Tropical storm warnings issued ahead of Claudette, a possible tropical storm
Tropical storm warnings are in effect from Intracoastal City, Louisiana, to the Alabama/Florida border, as Potential Tropical Cyclone (PTC) Three drifts toward the US. New Orleans is in the warning zone.
While landfall is expected on the Gulf Coast on Saturday, the storm’s effects will come well before then.
“A tropical storm warning means that tropical storm conditions are expected somewhere within the warning area within 36 hours,” according to the National Hurricane Center.
Louisiana was struck by four hurricanes in 2020 and has dealt with extensive flooding from severe storms this spring.
Coastal flood warnings and advisories are already in place along the Louisiana coast, in effect until Saturday, and flash flood watches and advisories are in place farther inland in Mississippi and the Florida Panhandle until Sunday.
Additional flood alerts will likely be issued by the National Weather Service as the week ends.
US tropical forecast
Potential Tropical Cyclone Three on Thursday afternoon was located in the Gulf of Mexico north of the Yucatan Peninsula.
NHC uses the Potential Tropical Cyclone designation when a tropical cyclone is expected to make landfall within 48 hours, even though the system presently does not have tropical storm-strength winds.
The disturbance will continue to strengthen as it moves northward toward the US Gulf Coast Saturday. If it strengthens, as models are hinting at, into a tropical storm — winds 39 to 73 mph — it will earn the name Claudette.
The warm waters of the Gulf are providing the necessary heat energy to allow for enhanced storm development as the system progresses over open waters.
It is too early to tell how much the storm will strengthen at this time, but it is unlikely to become a hurricane.
If Tropical Storm Claudette forms, it will be the third named storm of the 2021 tropical season and will be the first to make landfall on the US.
The first storm of the season formed May 19 near Bermuda, becoming Tropical Storm Ana as it moved northeastward away from the island. Tropical Storm Bill formed just off the coast of North Carolina earlier this week without significantly impacting the US, trailing out to sea and dissipating.
Soaking rainfall for the Gulf Coast
Heavy rainfall is expected east of where the system’s center makes landfall. Current models are showing the system pushing onto land near the Texas and Louisiana border.
“The area of most significant threat for heavy rain and severe weather will be displaced to the right of any circulation center,” said the National Weather Service (NWS) in New Orleans.
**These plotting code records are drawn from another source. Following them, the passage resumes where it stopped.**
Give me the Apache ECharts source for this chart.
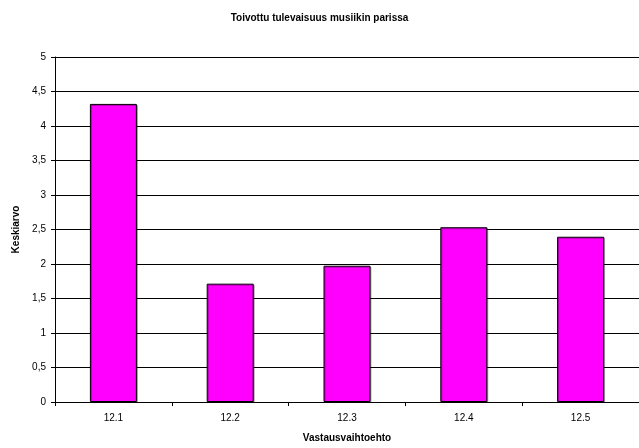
<!DOCTYPE html>
<html><head><meta charset="utf-8">
<script src="https://cdn.jsdelivr.net/npm/echarts@6/dist/echarts.min.js"></script>
<style>html,body{margin:0;padding:0;background:#fff}#c{width:639px;height:448px}</style>
</head><body><div id="c"></div>
<script>
var categories = ['12.1', '12.2', '12.3', '12.4', '12.5'];
var values = [4.32, 1.715, 1.975, 2.533, 2.395];
var titleText = 'Toivottu tulevaisuus musiikin parissa';
var xName = 'Vastausvaihtoehto';
var yName = 'Keskiarvo';

var chart = echarts.init(document.getElementById('c'));
chart.setOption({
  animation: false,
  backgroundColor: '#ffffff',
  title: {
    text: titleText, left: 'center', top: 8,
    textStyle: {fontFamily: 'Liberation Sans', fontSize: 10, fontWeight: 'bold', color: '#000'}
  },
  grid: {left: 55, right: -11, top: 57, bottom: 45},
  xAxis: {
    type: 'category', data: categories,
    name: xName, nameLocation: 'middle', nameGap: 31,
    nameTextStyle: {fontFamily: 'Liberation Sans', fontSize: 10, fontWeight: 'bold', color: '#000'},
    axisLine: {lineStyle: {color: '#000', width: 1}},
    axisTick: {show: true, alignWithLabel: false, length: 4, lineStyle: {color: '#000'}},
    axisLabel: {fontFamily: 'Liberation Sans', fontSize: 10, color: '#000', margin: 11},
    splitLine: {show: false}
  },
  yAxis: {
    type: 'value', min: 0, max: 5, interval: 0.5,
    name: yName, nameLocation: 'middle', nameGap: 33, nameRotate: 90,
    nameTextStyle: {fontFamily: 'Liberation Sans', fontSize: 10, fontWeight: 'bold', color: '#000'},
    axisLine: {show: true, lineStyle: {color: '#000', width: 1}},
    axisTick: {show: true, length: 4, lineStyle: {color: '#000'}},
    axisLabel: {fontFamily: 'Liberation Sans', fontSize: 10, color: '#000', margin: 9,
      formatter: function (v) { return String(v).replace('.', ','); }},
    splitLine: {show: true, lineStyle: {color: '#000', width: 1}}
  },
  series: [{
    type: 'bar', data: values, barWidth: 47,
    itemStyle: {color: '#ff00ff', borderColor: '#000', borderWidth: 1,
      shadowColor: 'rgba(0,0,0,0.3)', shadowOffsetX: 1, shadowOffsetY: 1, shadowBlur: 0}
  }]
});
</script></body></html>
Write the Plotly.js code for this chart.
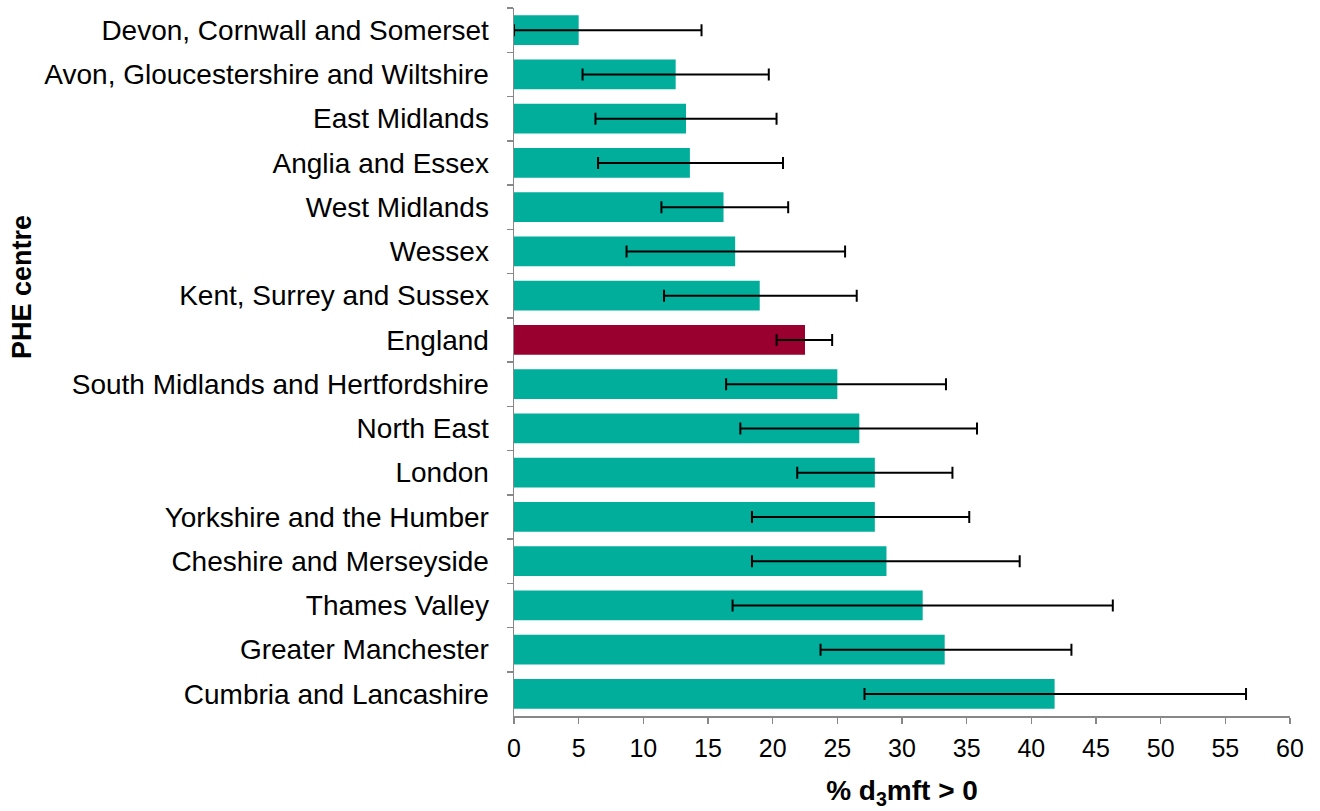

Rain totals in the central Gulf Coast, including Louisiana, Mississippi and Alabama, could pass one foot in localized areas. Model guidance currently shows the heaviest rainfall on the coast of Mississippi and near New Orleans on the Chandeleur Sound.
The area is already highly saturated in soil water content due to the persistent rainfall it saw the past few months.
“Given the well above average rainfall experienced in May, soil moisture content remains high. Therefore, rainfall from this system could cause flooding throughout our area, most notably for the southern counties and parishes,” the NWS in Lake Charles, Louisiana, warns.
The Weather Prediction Center has a moderate risk of excessive rainfall for southeastern coastal Louisiana, the coasts of Mississippi and Alabama, and the tip of the Florida Panhandle for Saturday.
A slight risk extends northward through much of Mississippi and Alabama.
Rain totals will be dependent on how quickly the system moves out of the region.
The bulk of the rain from PTC Three is forecast to push through Alabama and into northern Georgia this weekend before weakening significantly at the border of the Carolinas.
High wind threats are still uncertain, but guidance is showing winds strengthening to near 50 mph before making landfall on the US.
Severe weather threat
Severe weather associated with the tropical system is also possible this weekend. A marginal risk for severe weather is in place for the coastal region from New Orleans to Mobile, Alabama.
“At this point, it appears that a few brief tornadoes are possible on Saturday as the low moves inland,” says NWS Mobile.
Waterspouts and a few spin up tornadoes pose the biggest threat.
Current forecasts show the system weakening upon landfall to a tropical depression once again as it moves northeastward.